Наконец была назначена генеральная репетиция "Смерти Тентажиля" Метерлинка, "Шлюка и Яу" Гауптмана и одноактных пьес разных авторов. Все стало ясно. Молодых, неопытных актеров хватило на то, чтобы с помощью талантливого режиссера показать публике свои новые опыты лишь в небольших отрывках, но когда потребовалось развернуть пьесы огромного внутреннего содержания, с тонким рисунком, да притом в условной форме, юнцы показали свою детскую беспомощность. Талантливый режиссер пытался закрыть собою артистов, которые в его руках являлись простой глиной для лепки красивых групп, мизансцен, с помощью которых он осуществлял свои интересные идеи. Но при отсутствии артистической техники у актеров он смог только демонстрировать свои идеи, принципы, искания, осуществлять же их было нечем, не с кем, и потому интересные замыслы студии превратились в отвлеченную теорию, в научную формулу.

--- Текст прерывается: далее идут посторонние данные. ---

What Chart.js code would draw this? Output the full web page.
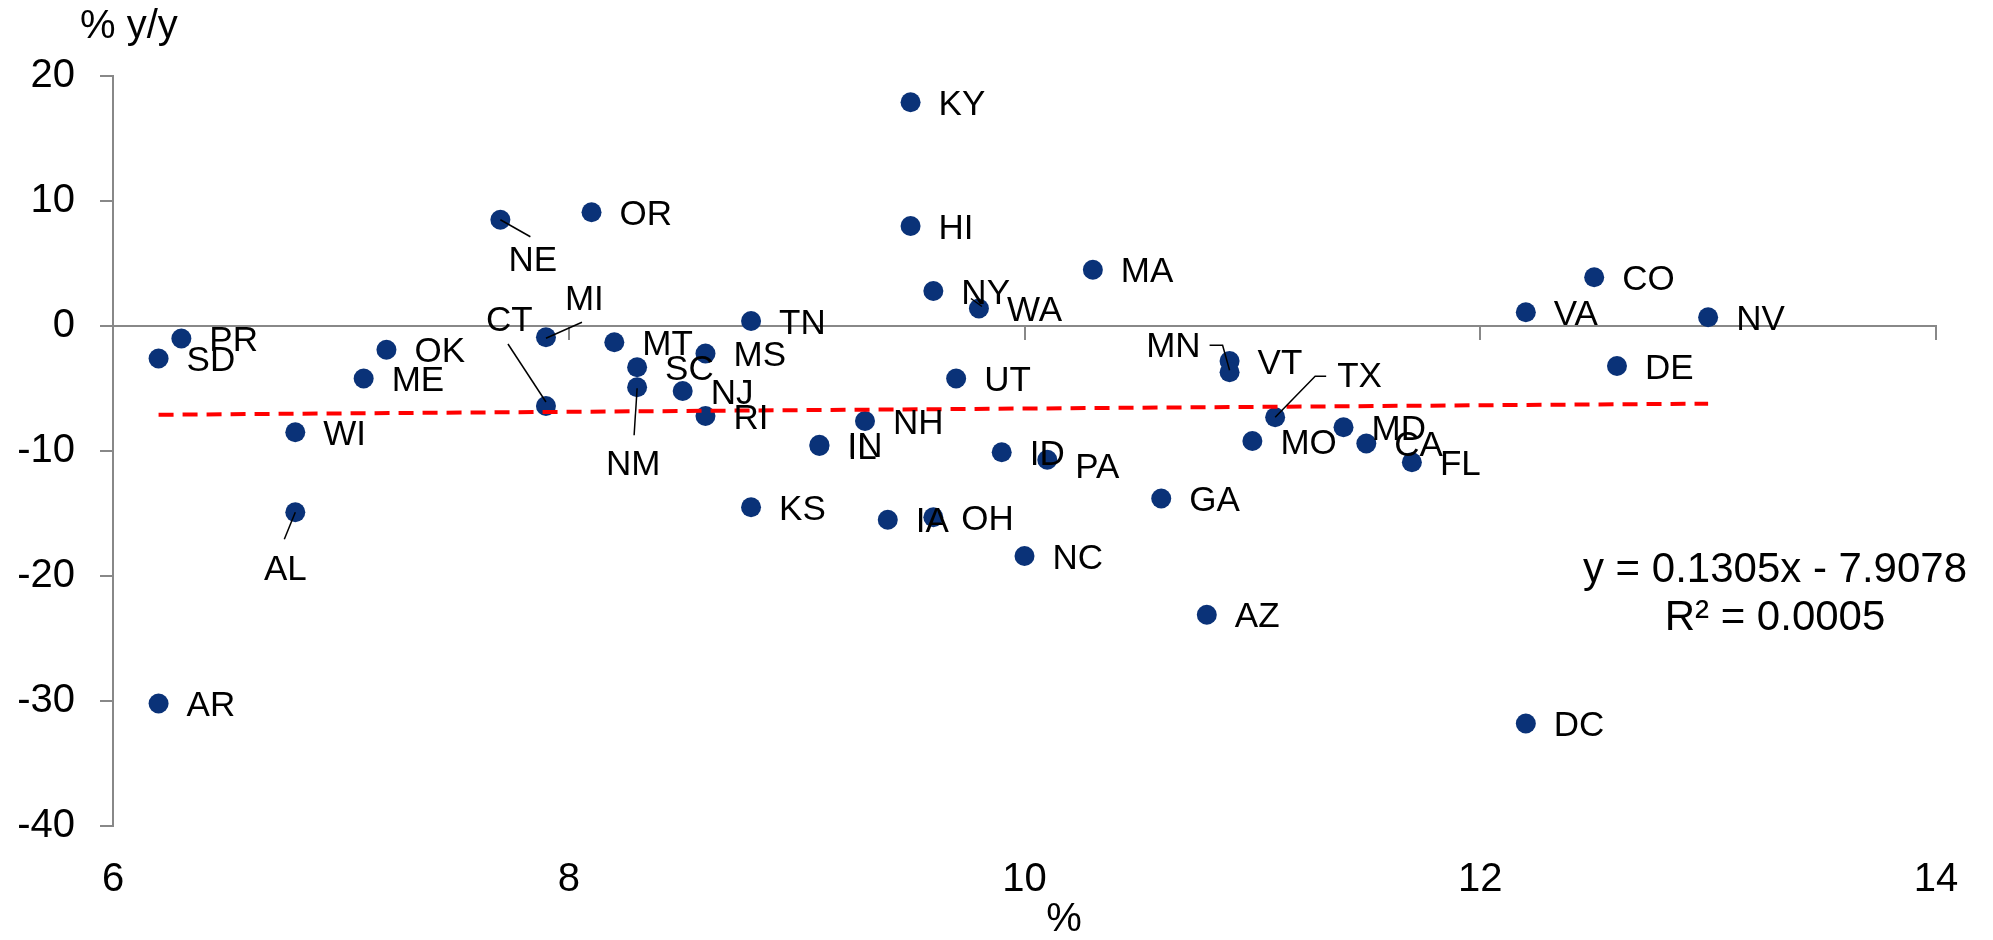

Еще раз я убедился в том, что между мечтаниями режиссера и выполнением их – большое расстояние и что театр прежде всего для актера, и без него существовать не может, что новому искусству нужны новые актеры, с совершенно новой техникой. Раз что таких актеров в студии не было, печальная участь ее становилась мне ясна. При таких условиях можно было бы создать студию режиссера и его постановочной работы. Но к тому времени режиссер интересовал меня лишь постольку, поскольку он оказывает помощь творчеству артиста, а не поскольку он прикрывает его несостоятельность. Поэтому студия режиссера, хотя бы и прекрасная, не отвечала моим тогдашним мечтам, особенно если принять во внимание, что к тому времени я уже разочаровывался и в сценической работе художников, – и в полотне, и в красках, и в картоне, и во внешних постановочных средствах, и в трюках режиссеров. Все мои надежды стремились к актеру и к выработке прочных основ для его творчества и техники.